If you are buying with an investment mindset, the property must still appeal to a believable tenant or resale audience. It needs stronger discipline on location, building profile, and overall market positioning.

MM2H buyers often sit between these two. That is why the best purchases are usually not the loudest projects. They are the ones that remain sensible whether you use them yourself, hold them longer than expected, or eventually pass them on to the next buyer.

Final verdict

Yes, overseas buyers should still seriously consider Malaysia MM2H property purchase in 2026, especially if Kuala Lumpur is part of the plan.

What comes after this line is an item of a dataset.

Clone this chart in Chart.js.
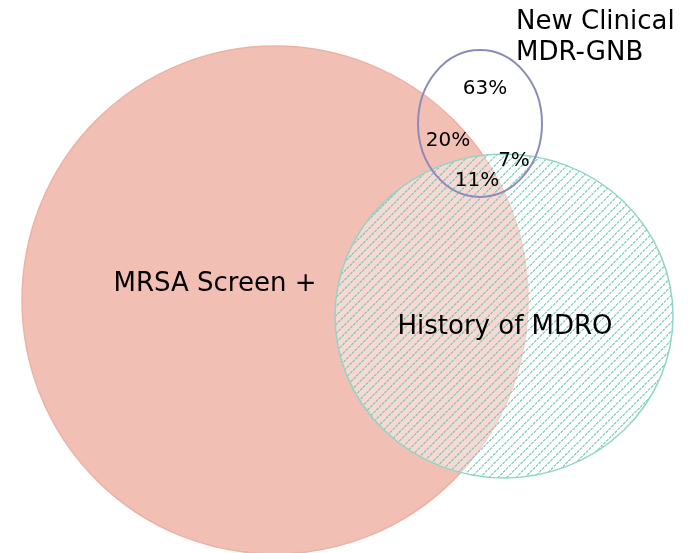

The case for buying has not disappeared. In many ways, it has become clearer. Kuala Lumpur still offers one of the region’s more practical urban property entry points, and it remains the most natural Malaysian market for MM2H minded buyers who want a future city base, better lifestyle optionality, and a property they can actually grow into.

The real shift is not that foreign buyers should stay out. The real shift is that they should buy more selectively.

That is good news for serious buyers. It means stronger projects, clearer locations, and better new launches become easier to distinguish from weaker ones. And for overseas buyers who still want a major Southeast Asian city base, Kuala Lumpur continues to make sense.

The question is no longer whether Malaysia is still worth considering.

The better question is which KL property still gives you the strongest reason to buy.